What that means for the future is anyone’s guess given interest rates, at least in Canada, won’t be going up for some time as economists raise the spectre of ongoing recession.
“It was reported that we are still one months away from the six months of negative growth that is required to qualify us as officially being in a recession,” added Sadeh, “and the unemployment numbers are better than expected with positive gains in full time work, but these quantifiers don’t tell the full story.”
While clients are worried, so too are advisors, perhaps more.
“The truth is, it’s hard to find Canadian families that feel they have job security, regardless of the sector or region they live in,” stated Sadeh. “Unemployment is one part of the story, but underemployment is running rampant and people have transitioned from keeping part-time jobs and short term contracts to accepting full-time positions well below their previous pay grade.”
Stories of plant closures are not being offset by expansion in similar industries or competing manufacturers, he added, and the losses have been piling up for years as the real estate market was artificially inflating consumer confidence.
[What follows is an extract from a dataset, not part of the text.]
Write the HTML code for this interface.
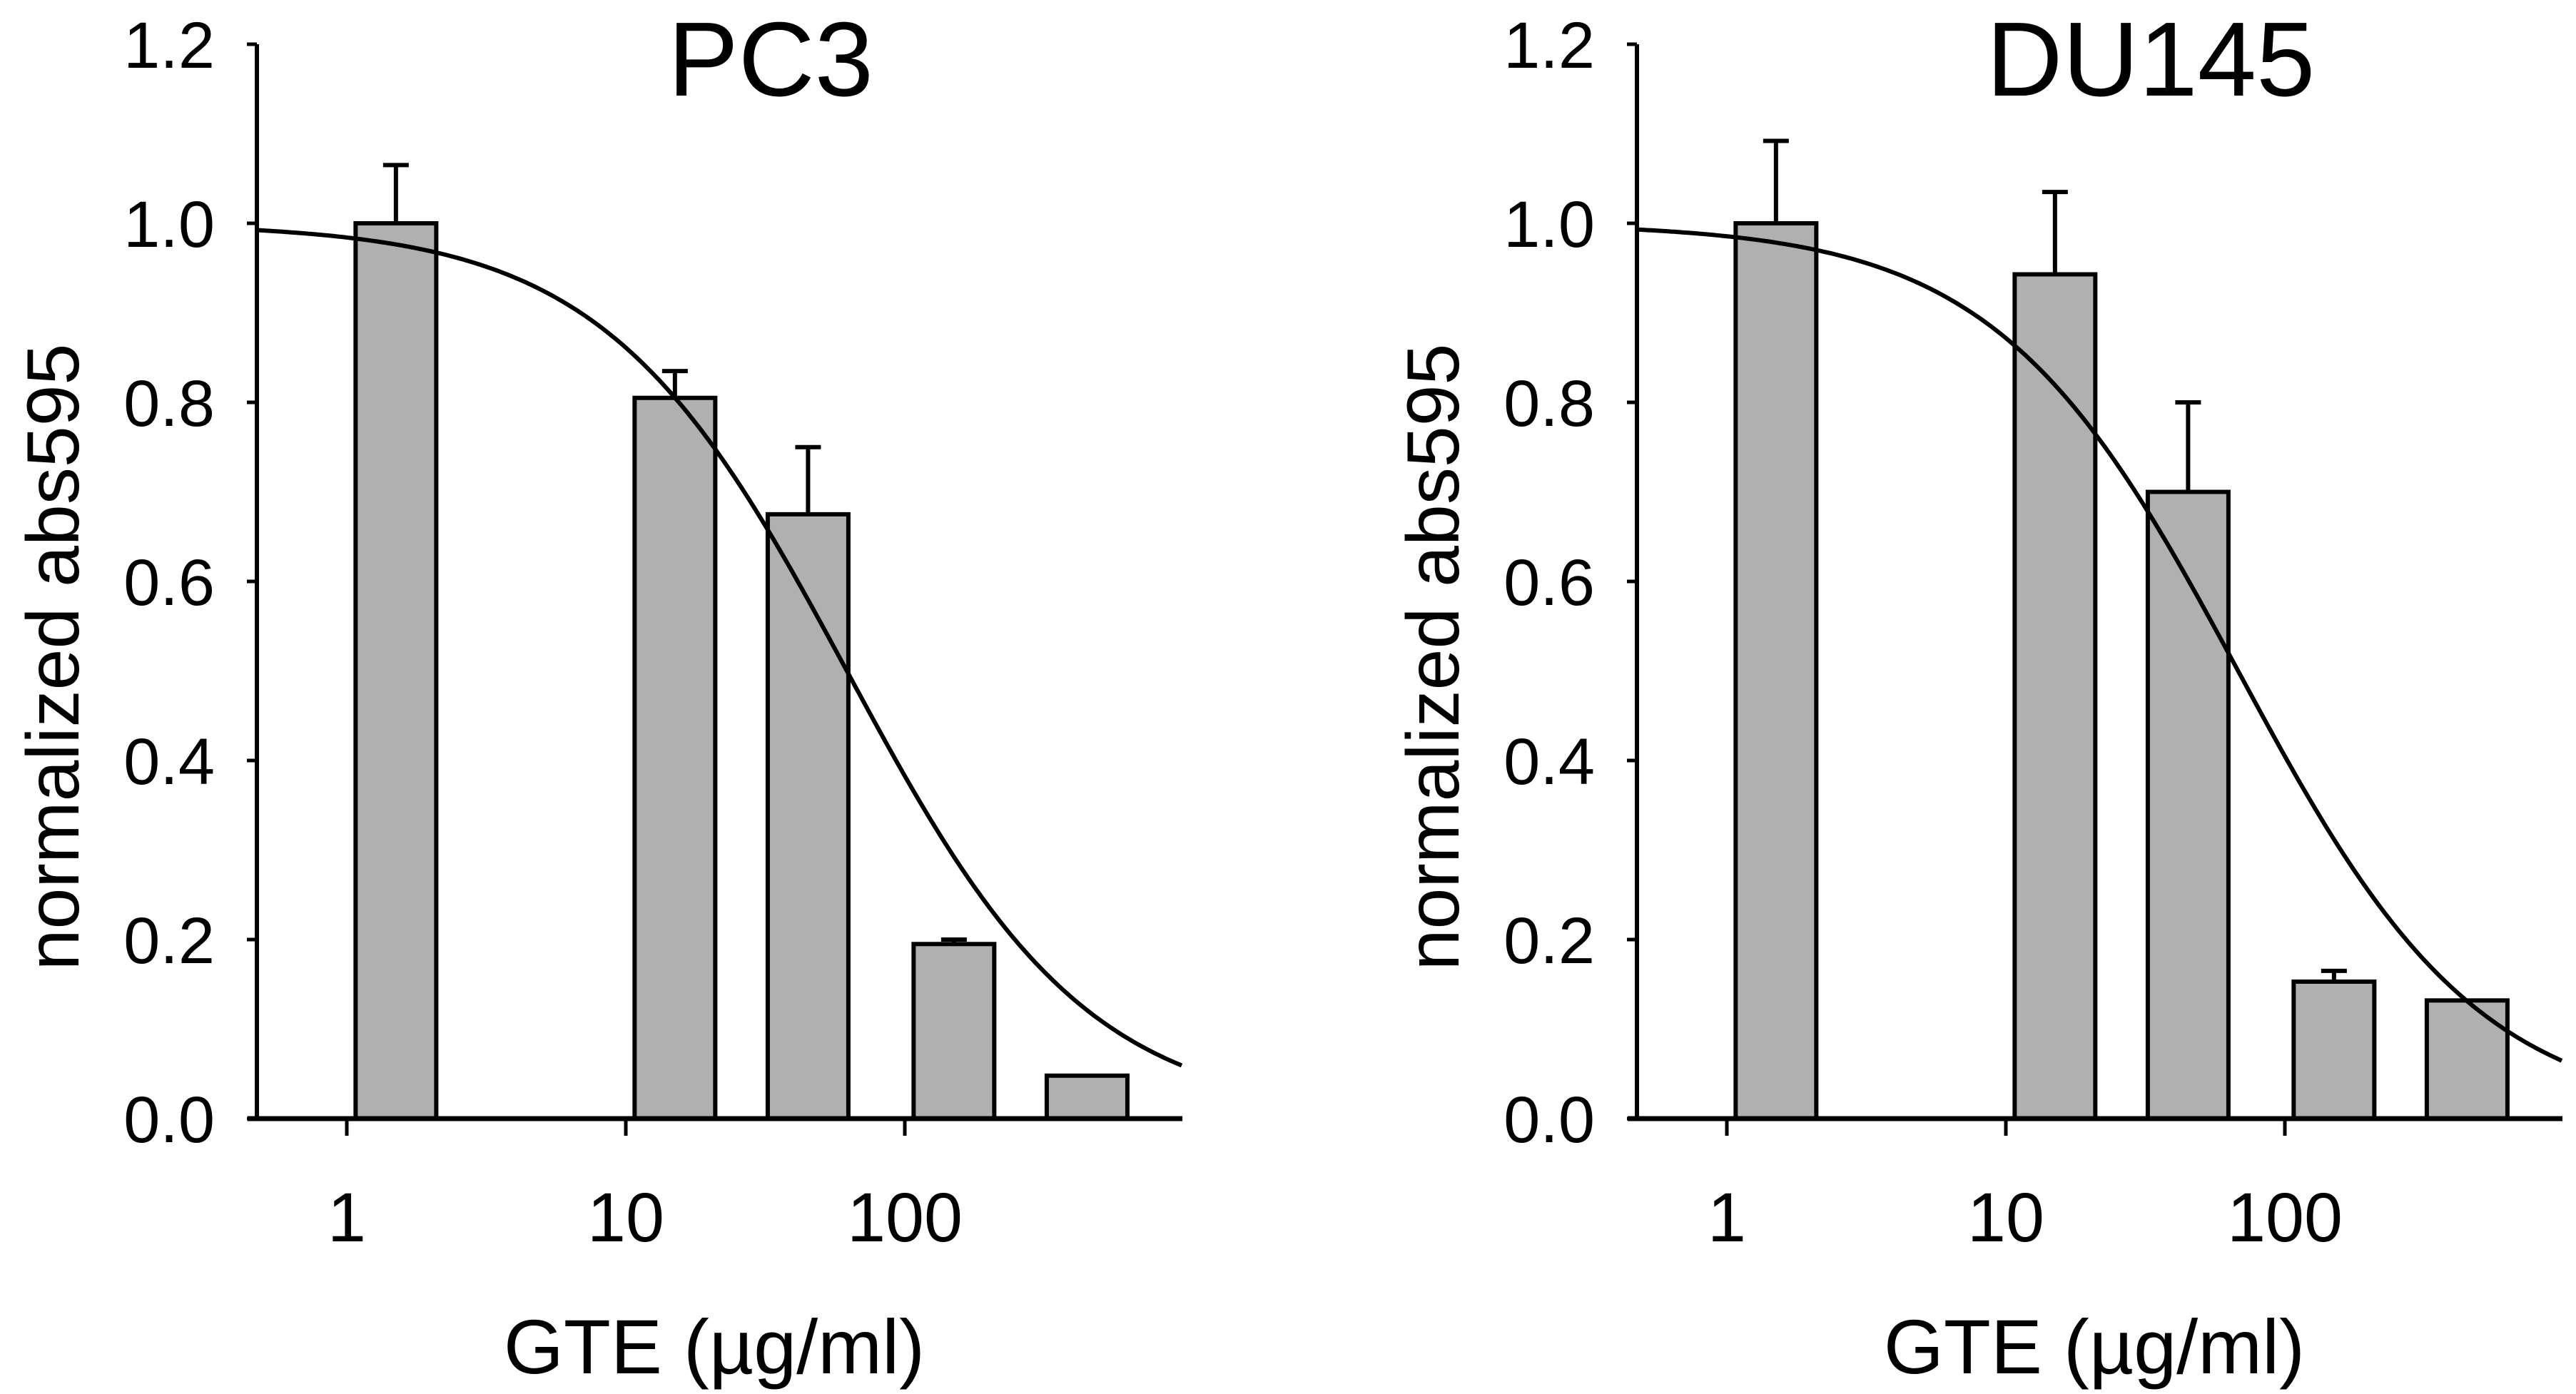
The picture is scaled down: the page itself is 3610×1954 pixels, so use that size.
<!DOCTYPE html>
<html><head><meta charset="utf-8"><style>
html,body{margin:0;padding:0;background:#fff;}
svg{display:block;}
text{font-family:"Liberation Sans",Arial,sans-serif;fill:#000;}
</style></head><body>
<svg id="chart" width="3610" height="1954" viewBox="0 0 3610 1954" xmlns="http://www.w3.org/2000/svg"></svg>
<script>
const conc = [1.5, 15, 45, 150, 450];
const pc3Values = [1.0, 0.805, 0.675, 0.195, 0.048];
const pc3Errors = [0.065, 0.03, 0.075, 0.005, 0];
const du145Values = [1.0, 0.943, 0.70, 0.153, 0.132];
const du145Errors = [0.092, 0.092, 0.10, 0.012, 0];
const yTicks = [0, 0.2, 0.4, 0.6, 0.8, 1.0, 1.2];
const xTicks = [1, 10, 100];
const xTickLabels = ["1", "10", "100"];
const pc3Fit = [62, 1.0];
const du145Fit = [68, 1.0];

const NS = "http://www.w3.org/2000/svg";
const svg = document.getElementById('chart');
function mk(tag, attrs, parent) {
  const e = document.createElementNS(NS, tag);
  for (const k in attrs) e.setAttribute(k, attrs[k]);
  (parent || svg).appendChild(e);
  return e;
}

function panel(offset, title, values, errors, fit, key) {
  const g = mk('g', {transform: 'translate(' + offset + ',0)'});
  
  
  const axX = 360, y0 = 1568, y12 = 62;
  const yS = v => y0 - (y0 - y12) * v / 1.2;
  const x1 = 486, dec = 391;
  const xS = c => x1 + dec * Math.log10(c);
  const barW = 113;

  values.forEach((v, i) => {
    const cx = xS(conc[i]);
    if (errors[i] > 0) {
      const eb = mk('path', {d: 'M' + cx + ' ' + yS(v) + ' V' + yS(v + errors[i]) + ' M' + (cx - 18) + ' ' + yS(v + errors[i]) + ' H' + (cx + 18), stroke: '#000', 'stroke-width': 6, fill: 'none'}, g);
      
      
    }
    const r = mk('rect', {x: cx - barW / 2, y: yS(v), width: barW, height: y0 - yS(v), fill: '#b0b0b0', stroke: '#000', 'stroke-width': 6}, g);
    
    
  });

  let d = '';
  const xl = axX, xr = 1657;
  for (let px = xl; px <= xr; px += 4) {
    const c = Math.pow(10, (px - x1) / dec);
    const v = 1 / (1 + Math.pow(c / fit[0], fit[1]));
    d += (d ? ' L' : 'M') + px + ' ' + yS(v).toFixed(1);
  }
  const curve = mk('path', {d: d, stroke: '#000', 'stroke-width': 6, fill: 'none'}, g);
  
  

  const ya = mk('line', {x1: axX, y1: y12, x2: axX, y2: y0 + 3, stroke: '#000', 'stroke-width': 6}, g);
  
  
  const xa = mk('line', {x1: 347, y1: y0, x2: 1657, y2: y0, stroke: '#000', 'stroke-width': 7}, g);
  
  

  yTicks.forEach(t => {
    const tk = mk('line', {x1: axX - 14, y1: yS(t), x2: axX, y2: yS(t), stroke: '#000', 'stroke-width': 5}, g);
    
    
    const tl = mk('text', {x: 301, y: yS(t) + 33, 'text-anchor': 'end', 'font-size': 92}, g);
    tl.textContent = t.toFixed(1);
    
    
  });
  xTicks.forEach((t, i) => {
    const tk = mk('line', {x1: xS(t), y1: y0, x2: xS(t), y2: y0 + 24, stroke: '#000', 'stroke-width': 5}, g);
    
    
    const tl = mk('text', {x: xS(t), y: 1740, 'text-anchor': 'middle', 'font-size': 97}, g);
    tl.textContent = xTickLabels[i];
    
    
  });

  const xt = mk('text', {x: 1001, y: 1925, 'text-anchor': 'middle', 'font-size': 108}, g);
  xt.textContent = 'GTE (µg/ml)';
  
  
  const yt = mk('text', {x: 0, y: 0, 'text-anchor': 'middle', 'font-size': 104, transform: 'translate(110,921) rotate(-90)'}, g);
  yt.textContent = 'normalized abs595';
  
  
  const tt = mk('text', {x: 1080, y: 134, 'text-anchor': 'middle', 'font-size': 148}, g);
  tt.textContent = title;
  
  
}

panel(0, 'PC3', pc3Values, pc3Errors, pc3Fit, 'pc3');
panel(1934, 'DU145', du145Values, du145Errors, du145Fit, 'du145');
</script>
</body></html>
So, why are so many Canadians stressed about debt? Two words: real estate.
“Last fall consumers had short term relief in gas prices due to the collapse in crude but the lower Canadian dollar has all but eliminated those savings. Not to mention the lost tax revenue and decline in our energy sector,” stated Sadeh. “The last bastion for growth, artificial or otherwise in the economy, was real estate. Would the Bank of Canada risk damaging the otherwise weak economy further? It will not take that chance, because behind closed doors it knows all these examples of a frail economy are far too real and when the dominos start to fall, as there is no telling where they will stop.”